A CLN passou a justificar que a medida provocava desequilíbrio financeiro no contrato. Segundo a empresa, o fato impedia a realização das obras de duplicação da BA-099 – com sucessivas paralisações, elas, previstas para conclusão em três anos, só foram entregues 14 anos após a celebração do contrato.
Com o alegado prejuízo, a concessionária reivindicou formas de reequilibrar o contrato financeiramente. A forma encontrada pelo governo baiano foi prolongar o prazo de concessão duas vezes. Uma em abril de 2005, com a prorrogação da vigência por mais dez anos, elevando o período de 25 para 35 anos. A outra, em maio de 2015, por mais 15 anos, chegando ao total de 50.
Algo também apontado pelo TCE como irregular no contrato é a falta de metodologia para estabelecer critérios técnicos de reequilíbrio financeiro do contrato. Como as normas não estão previstas contratualmente, fica a cargo da própria CLN decidir quando e como pedir este reequilíbrio.
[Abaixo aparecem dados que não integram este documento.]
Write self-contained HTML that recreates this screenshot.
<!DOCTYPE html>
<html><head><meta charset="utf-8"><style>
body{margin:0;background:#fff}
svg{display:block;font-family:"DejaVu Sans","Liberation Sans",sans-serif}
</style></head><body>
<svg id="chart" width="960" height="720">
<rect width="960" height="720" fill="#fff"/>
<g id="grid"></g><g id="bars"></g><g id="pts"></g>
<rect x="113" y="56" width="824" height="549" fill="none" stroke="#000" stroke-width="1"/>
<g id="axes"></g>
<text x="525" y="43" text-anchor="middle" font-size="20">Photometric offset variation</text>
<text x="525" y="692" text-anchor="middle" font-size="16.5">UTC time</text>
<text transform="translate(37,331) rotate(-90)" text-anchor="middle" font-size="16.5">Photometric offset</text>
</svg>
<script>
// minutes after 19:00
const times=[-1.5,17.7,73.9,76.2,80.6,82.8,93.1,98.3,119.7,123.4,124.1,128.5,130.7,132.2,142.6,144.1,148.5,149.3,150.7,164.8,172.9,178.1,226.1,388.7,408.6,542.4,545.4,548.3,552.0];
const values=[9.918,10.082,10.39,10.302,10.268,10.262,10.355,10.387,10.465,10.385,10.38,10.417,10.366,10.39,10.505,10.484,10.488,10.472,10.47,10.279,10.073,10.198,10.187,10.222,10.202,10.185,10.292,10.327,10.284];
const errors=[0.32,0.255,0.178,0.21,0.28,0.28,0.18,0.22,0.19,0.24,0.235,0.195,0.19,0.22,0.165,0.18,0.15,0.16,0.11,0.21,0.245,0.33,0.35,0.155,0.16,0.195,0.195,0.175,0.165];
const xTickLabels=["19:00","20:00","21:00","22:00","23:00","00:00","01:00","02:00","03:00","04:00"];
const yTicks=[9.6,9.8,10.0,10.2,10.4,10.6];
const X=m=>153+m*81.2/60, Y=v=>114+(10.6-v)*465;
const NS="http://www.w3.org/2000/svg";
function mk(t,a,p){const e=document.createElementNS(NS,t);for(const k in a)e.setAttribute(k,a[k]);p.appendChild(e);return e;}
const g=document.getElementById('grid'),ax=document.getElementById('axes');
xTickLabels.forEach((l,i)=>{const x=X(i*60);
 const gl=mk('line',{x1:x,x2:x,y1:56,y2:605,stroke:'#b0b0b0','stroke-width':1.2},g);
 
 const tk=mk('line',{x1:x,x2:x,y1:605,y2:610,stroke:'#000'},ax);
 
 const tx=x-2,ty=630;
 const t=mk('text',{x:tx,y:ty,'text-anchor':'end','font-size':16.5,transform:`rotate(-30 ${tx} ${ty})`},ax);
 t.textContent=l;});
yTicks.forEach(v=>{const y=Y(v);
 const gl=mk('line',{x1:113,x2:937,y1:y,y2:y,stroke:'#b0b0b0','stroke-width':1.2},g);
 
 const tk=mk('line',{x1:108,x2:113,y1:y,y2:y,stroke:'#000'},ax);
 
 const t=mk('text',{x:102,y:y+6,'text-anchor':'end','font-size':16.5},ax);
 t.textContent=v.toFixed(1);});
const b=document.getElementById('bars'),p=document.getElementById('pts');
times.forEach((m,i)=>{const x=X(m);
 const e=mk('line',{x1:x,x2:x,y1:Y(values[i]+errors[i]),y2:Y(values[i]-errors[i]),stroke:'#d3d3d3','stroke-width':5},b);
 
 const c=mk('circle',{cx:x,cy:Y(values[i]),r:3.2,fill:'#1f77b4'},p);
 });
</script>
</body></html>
“Esse possível cenário que se descortina pode ser prejudicial para a Administração e, principalmente, para os usuários dos serviços concedidos, tendo em vista o conflito de interesses inerente à atividade prestada, bem como a assimetria de informações existente entre as partes”, diz trecho do relatório. Os auditores pontuam também que é responsabilidade da Agerba elaborar “normativos regulamentares e disciplinadores dos serviços públicos regulados”, conforme regimento interno da autarquia.
ARTIFÍCIOS CONTÁBEIS
Apesar de a CLN alegar incapacidade financeira como justificativa para cumprir o cronogramas de obras do contrato, os auditores do TCE não encontraram sinais de que a falta de reajustes tarifários estava impactando na contabilidade da concessionária.
Ao analisar os demonstrativos financeiros da empresa entre 2000, ano em que a concessão começou, e 2005, quando o primeiro aditivo foi celebrado, os técnicos encontraram fluxo de caixa em alta, antecipação de ganhos para acionistas e tráfego de carros cerca de 15% maior que a demanda prevista. “O excedente de receita não previsto [provocado pela quantidade maior de carros] atenuaria, ao menos em parte, o impacto causado pelo não reajuste tarifário”, assinalam os auditores.
DESCUMPRIMENTO CONTRATUAL
Além do TCE, o MInistério Público da Bahia (MP-BA) já havia apontado que Agerba e CLN estavam descumprindo o contrato. Em ação civil pública no ano de 2013, o órgão questionou a paralisação das obras de duplicação da BA-099, no trecho entre Itacimirim e Praia do Forte.
Na época, o MP-BA pontuou que a CLN continuava recebendo integralmente os valores do pedágio pago pelo usuário, mesmo que não tivesse realizado os serviços pactuados no contrato. Por outro lado, a agência reguladora não tomava medidas para assegurar o cumprimento do acordo de concessão.
“A Concessionária Litoral Norte, há (cinco) anos, não está cumprindo com todos os deveres emanados do Contrato de Concessão em questão, mas, por outro lado, recebe pagamento integral das tarifas pagas pelos usuários, além de não sofrer qualquer sanção contratual por parte da Agerba”, diz trecho da ação.
O caso levou a Agerba e a CLN a firmarem, em maio daquele ano, Termo de Ajustamento de Conduta com o MP-BA, em que se comprometiam a retomar as obras em 45 dias.
O OUTRO LADO
A agência reguladora informou para a reportagem que, de acordo com o contrato, o reajuste das tarifas é feito anualmente, com base no Índice Nacional de Preços ao Consumidor Amplo (IPCA). Disse também que o aumento dos valores segue critérios técnicos, com base em estudo econômico-financeiro. A CLN reforçou que trabalha “dentro dos critérios de legalidade, e pautada pelo seu código de ética empresarial”.